1970 Chelsea V Leeds FA Cup Final Shirt sold

In April 2007 this rare Norman Hunter 1970 Chelsea V Leeds FA Cup Final Shirt was sold on Ebay. The seller added the following information:

This is Norman Hunter's shirt from the 1970 FA Cup Final between Chelsea and Leeds. The shirt was given to my father Ian Hutchinson when Chelsea battled out a thrilling replay at Old Trafford in front of 100,000 fans to win the FA Cup for the very 1st time. This shirt is in excellent condition from a personal and private collection. Mounted on a blue background with a silver frame encased in glass.

Highest bid: £3,500.00

The first 1970 FA Cup Final took place on 11 April 1970 at Wembley Stadium and ended 2-2. The replay at Old Trafford was on 29 April. It was the first Wembley final not to be decided on the day and marked a clash of footballing contrasts. Chelsea, the flamboyant southerners, faced Leeds United, the uncompromising, yet talented, northerners. Both sides were challenging for their first ever FA Cup win and entered the final as two of the best teams of the era, having finished 2nd and 3rd respectively in the First Division that season. After four hours of fiercely contested football, Chelsea eventually ran out 2-1 winners in the replay.

Match review

The first match at Wembley was hampered by a poor pitch, the Horse of the Year show having taken place there a week previously. In a game where Leeds were generally seen to have had the best of the play - with winger Eddie Gray in particular giving David Webb a torrid time - the Yorkshiremen took the lead after 20 minutes when Jack Charlton's downward header from a corner didn't bounce, meaning Eddie McCreadie mis-timed his clearance and the ball rolled over the line. Towards the end of the first half, Chelsea's Peter Houseman drove a low shot from 20 yards, which goalkeeper Gary Sprake fumbled, and it, too, rolled over the line for the equaliser. Leeds appeared to have secured the game six minutes from full-time when an Allan Clarke header hit the post and Mick Jones reacted first to put the ball into the net, but just two minutes later Ian Hutchinson headed in the equaliser from John Hollins' cross to take the match to a replay. This would be the first FA Cup final replay since 1912.

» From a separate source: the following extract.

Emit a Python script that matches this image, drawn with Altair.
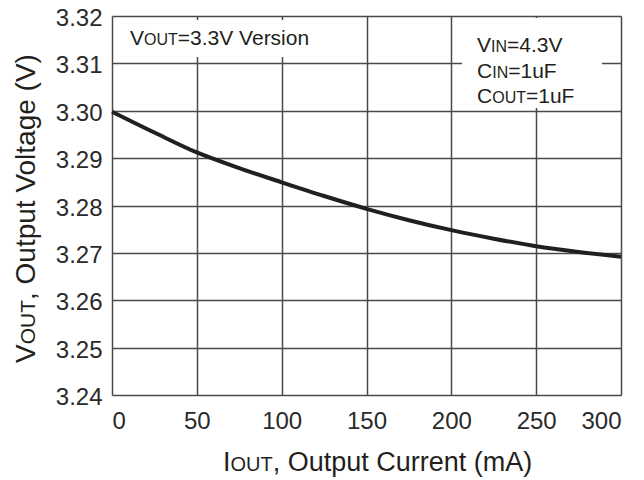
import altair as alt
import pandas as pd

# Data
current_ma = [0, 25, 50, 75, 100, 125, 150, 175, 200, 225, 250, 275, 300]
vout_v = [3.2998, 3.2954, 3.2912, 3.2879, 3.2849, 3.2820, 3.2793, 3.2769, 3.2748, 3.2730, 3.2714, 3.2702, 3.2692]
x_ticks = [0, 50, 100, 150, 200, 250, 300]
y_ticks = [3.24, 3.25, 3.26, 3.27, 3.28, 3.29, 3.30, 3.31, 3.32]

FONT = "Liberation Sans"
INK = "#231f20"
W, H = 509, 379
TOP = 8

df = pd.DataFrame({"I": current_ma, "V": vout_v})
one = pd.DataFrame({"k": [0]})

base = alt.Chart(df)

line = base.mark_line(color=INK, strokeWidth=4, interpolate="monotone").encode(
    x=alt.X("I:Q", scale=alt.Scale(domain=[0, 300], nice=False),
            axis=alt.Axis(values=x_ticks, title=None, labelFont=FONT, labelFontSize=24,
                          labelColor="#2a2a2a", labelPadding=14, ticks=False, domain=False,
                          grid=True, gridColor="#4a4a4a", gridWidth=1.5, gridOpacity=1)),
    y=alt.Y("V:Q", scale=alt.Scale(domain=[3.24, 3.32], nice=False, zero=False),
            axis=alt.Axis(values=y_ticks, format=".2f", title=None, labelFont=FONT,
                          labelFontSize=24, labelColor="#2a2a2a", labelPadding=10,
                          labelOffset=2.5, ticks=False, domain=False, grid=True,
                          gridColor="#4a4a4a", gridWidth=1.5, gridOpacity=1)),
)


def box(x1, x2, y1, y2):
    return alt.Chart(one).mark_rect(color="white").encode(
        x=alt.value(x1), x2=alt.value(x2), y=alt.value(y1), y2=alt.value(y2))


def txt(s, x, y, size, angle=0):
    m = alt.Chart(one).mark_text(text=s, font=FONT, fontSize=size, color=INK,
                                 align="left", baseline="alphabetic", angle=angle)
    return m.encode(x=alt.value(x), y=alt.value(y))


layers = [
    box(2, 218, 4, 41),
    box(350, 490, 2, 92),
    line,
    # top-left note
    txt("V", 18, 29, 21), txt("OUT", 32, 29, 16), txt("=3.3V Version", 65.8, 29, 21),
    # top-right note
    txt("V", 365, 36, 21), txt("IN", 379, 36, 16), txt("=4.3V", 395, 36, 21),
    txt("C", 365, 62, 21), txt("IN", 380.2, 62, 16), txt("=1uF", 396.2, 62, 21),
    txt("C", 365, 87, 21), txt("OUT", 380.2, 87, 16), txt("=1uF", 414, 87, 21),
    # x title
    txt("I", 111, 455, 27), txt("OUT", 118.5, 455, 20), txt(", Output Current (mA)", 160.7, 455, 27),
    # y title
    txt("V", -77, 347, 28, 270), txt("OUT", -77, 328.3, 21, 270),
    txt(", Output Voltage (V)", -77, 284, 28, 270),
]

chart = alt.layer(*layers).properties(
    width=W, height=H,
    autosize=alt.AutoSizeParams(type="none"),
    padding={"left": 104, "top": TOP, "right": 15, "bottom": 85},
).configure_view(stroke="#333333", strokeWidth=1.8).configure(background="white")

chart.save("out.html", embed_options={"renderer": "svg", "actions": False})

The replay at Old Trafford, watched by a television audience of 28 million, a record for an FA Cup final, became one of the most notorious matches in English football. Modern day referee David Elleray "replayed" the match years later, and concluded that the sides should have received six red cards and twenty yellow cards between them. Not long into the match, Ron Harris caught Eddie Gray with a kick to the back of the knee, an action which virtually immobilised the Scot. Charlton kneed and headbutted Peter Osgood and Chelsea's goalkeeper Peter Bonetti was injured after being bundled into the net by Leeds' Jones, who minutes later rounded the limping immobile Bonetti and scored the opener. Norman Hunter and Ian Hutchinson traded punches while McCreadie and Johnny Giles lunged at opposition players.

Chelsea's equaliser eventually came after a flowing move from which Osgood scored with a diving header from a Charlie Cooke cross. Charlton should have been marking Osgood, but had 'lost' him, whilst chasing Hutchinson to exact retribution for a deadleg administered in the Chelsea penalty area a minute or so earlier. In scoring, Osgood became the last player to date to have scored in every round of the FA Cup. With the game at 1-1 going into extra time, Hutchinson sent in a long throw-in which missed almost every player in the penalty area, but came off Charlton's head and looped towards the far post, before being put into the unguarded net by Webb to give the Londoners the lead for the first time. Chelsea clung on for the final few minutes to secure their first FA Cup win.